TOKYO, Japan — Just before 10 p.m. local time in Tokyo, Olympic athletes returned to the Olympic Village after the first day of competition. When Emilie Grand'Pierre got back to her room, she began to realize what is waiting for her when she wakes up.
“I think it’s starting to hit me," Grand'Pierre told NEWS CENTER Maine Saturday. “I don’t think it will all come crashing down until I’m behind the blocks ready to race, so I’m excited for that moment.”
The Bowdoin College swimmer is the only female swimmer representing Haiti in this year's Olympic games. Grand'Pierre is slated to race in Sunday's 100m Breaststroke race, which will mark the young swimmer's Olympic debut.
While some athletes need to qualify at team trials, Haitian qualifying is different, Grand'Pierre said. Because swimming is still a new sport in the country, only two athletes were slated to represent Haiti in the pool in Tokyo.
The Atlanta, Georgia native found out that she would likely take one of those spots when her mom called her as she walked back to her dorm room at Bowdoin in March.
“That was a lot to drop on me in the span of 30 seconds," Grand'Pierre said.
Despite the good news, the trip to the Olympics wasn't official just yet. Grand'Pierre needed to post qualifying times at two international events.
Normally, flying out of the country to get in a pool overseas would be no problem.

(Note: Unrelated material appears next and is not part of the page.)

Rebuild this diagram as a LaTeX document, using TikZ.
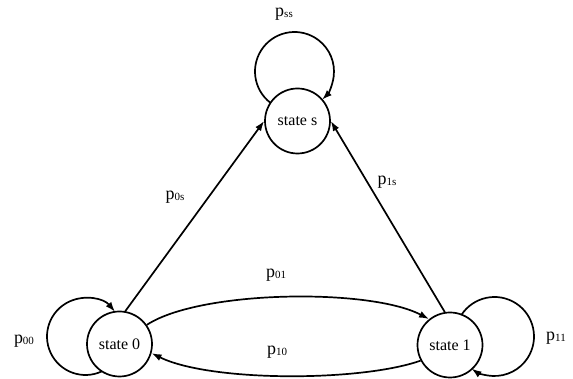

Grand'Pierre's mom called her in the middle of the COVID-19 pandemic. Combine that with Bowdoin's strict policy regarding where its students could go if they leave campus; challenges to overcome.
Luckily for Grand'Pierre, she was able to leave campus and make those qualifying times.
“It wasn’t until four weeks ago until I got my official invitation," she added.“I’m still in shock from those 30 seconds of my mom [telling me I was going to the Olympics.]."
As millions of people from around the globe tuned in to the opening ceremonies Friday night, Grand'Pierre had the best view in the house.
“To hear them say Haiti on the big speaker and to walk out and see the bright lights, kind of get blinded for a second, it was all so crazy it blew my expectations out of the water," she said. “All the athletes just cheering you on, it was such an exciting moment, I had tears in my eyes it was so crazy.”
After the opening ceremonies, Grand'Pierre was able to catch some swimming action before her race Sunday.
“One of the perks of having no spectators is that the athletes get a little bit closer to the swimming pool, so we have really good seats this year," she said.
Grand'Pierre added the athletes are doubling as both competitors and fans during the games. While we won't see packed stadiums during the Olympics, she added there was still plenty of noise coming from the few hundred folks inside the pool.
“There was a lot of cheering going on, a lot of fast swimming still going on without spectators," she added.
While family and friends won't be able to watch her compete in person, Grand'Pierre knows they'll all be watching her and going crazy when she gets on the starting block Sunday.
In her household, swimming is the family sport. Grand'Pierre said the 2016 games were the first time since 1996 that Haiti sent swimming athletes to the Olympics. One of the swimmers was her older sister Naomi.
“She paved the way for me and having her as a role model, an ally through this has been amazing," she added. “To have someone who understands is another big blessing that I couldn’t have asked for, this is the perfect Olympics for me.”
The Grand'Pierre family isn't short on future Olympians either. Alexander, Emilie's brother, is joining her on the Bowdoin swim team in the fall.
“Come on dude you can do it, Paris 2024," Emilie said about motivating her brother next year.
Before she went to bed before the biggest race of her life, thus far, Grand'Pierre reflected on what it means to represent Haiti, her parent's home country.
“That’s the biggest honor of my lifetime. And to be an ambassador of that flag is just the greatest honor of my life, I couldn’t ask for more," she said.
Grand'Pierre and Davidson Vincent are the two Haitians representing their country in the pool in Tokyo. Grand'Pierre said she hopes the two can be role models for future generations of swimmers in Haiti.
Their success can also kickstart the swim program that Grand'Pierre said has a lot of young talent.
“Haiti doesn’t have a 50 [meter] pool that’s full. We have a pool built but it’s empty because running a pool just costs so much and not enough people swim to have that operating," she added.
Before closing her laptop and getting to bed, Grand'Pierre added she established a great routine since being in Japan and won't do anything different when she gets up for her race Sunday.
“All that’s left is to race and I’m really excited to do so.”